Crude oil last traded at $20 a barrel in February 2002. Futures were at $61.18 today in New York, having recovered 89 percent from a four-year low reached last December. The Organization of Petroleum Exporting Countries is implementing record supply cuts announced last year in response to plunging consumption.
“OPEC don’t realize the magnitude of the cuts they need to make,” which would total about a further 2 million barrels a day, Verleger added. “Storage is going to become tight. It’s not clear if there’s going to be enough storage available.”
China, Inflation
Oil will average $63.91 in the fourth quarter, according to the median of analyst forecasts compiled by Bloomberg. Crude for December delivery traded at $65.46 today in New York. Prices have rebounded on expectations of a demand recovery, led by China and other developing economies, and concern expansionary monetary policy would stoke inflation and weaken the dollar.

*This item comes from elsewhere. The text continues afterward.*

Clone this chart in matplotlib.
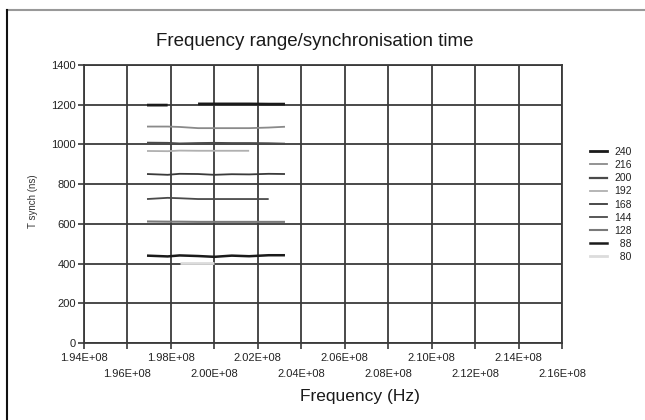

“China is in a real desperate situation,” said Verleger, who publishes the Petroleum Economics Monthly. “We’re in a situation where U.S. consumers aren’t consuming and Chinese manufacturers get hurt. Economists are looking for growth in all the wrong places.”
Forward contracts for oil have been higher than prices for immediate delivery this year, a situation known as contango, creating incentives to buy crude now and store it. That may end as growing stockpiles make storage more expensive.
“Prices would be much lower today, but for the very large incentive to build inventories,” Verleger said. “You need forward buyers, which we had when people were fearing inflation, but as concerns turn toward deflation” that will no longer be the case.